On 14th August 1788, Cruikshank married Mary McNaughton. In the 1790s Cruikshank developed a reputation as an outstanding artist and was in great demand as a printmaker. Isaac etched the copper from his penciled designs, while his wife did the hand colouring and lettering. By 1808 the family moved to a large house in Dorset Street and had saved the great sum of £1,000.
Isaac does not appear to have held strong opinions on politics and his prints appear to reflect the views of the person who commissioned the work. In some prints he praises the French Revolution and criticizes Pitt's attempts to censor the radicals, but in other work he savagely attacked reformers such as Tom Paine and Joseph Priestley. Most of Isaac's work was done for S.W. Fores who sold them at his shop in Piccadilly. Another important customer was the firm of Laurie & Whittle at 53 Fleet Street. Cruikshank's great rival as a caricaturist was James Gillray, who worked for Hannah Humphrey in Bond Street.

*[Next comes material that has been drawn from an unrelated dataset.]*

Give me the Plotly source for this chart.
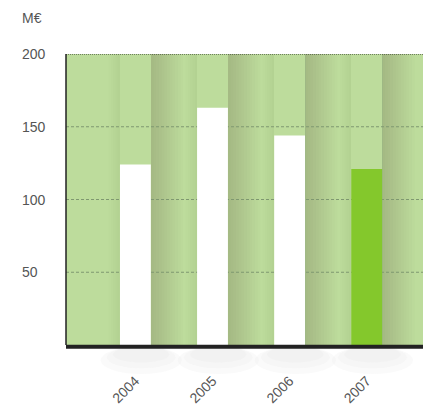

Isaac Cruikshank's comment on William Pitt
and the Treason & Sedition Bill (1796)
Cruikshank had ambitions to become a serious artist and had two paintings accepted by the Royal Academy. He also gave art lessons and one pupil, George Dawe, became a well-known artist. However, Isaac's greatest success as a teacher was with his own sons, George and Robert. George Cruikshank became Britain's most important caricaturists of the 19th century.
Isaac Cruikshank died in April, 1811. The death certificate gives the cause of death as "decline", which often meant tuberculosis. A friend, Samuel Redgrave said he died of the severe cold that winter but George Cruikshank believed that it was alcohol that killed him.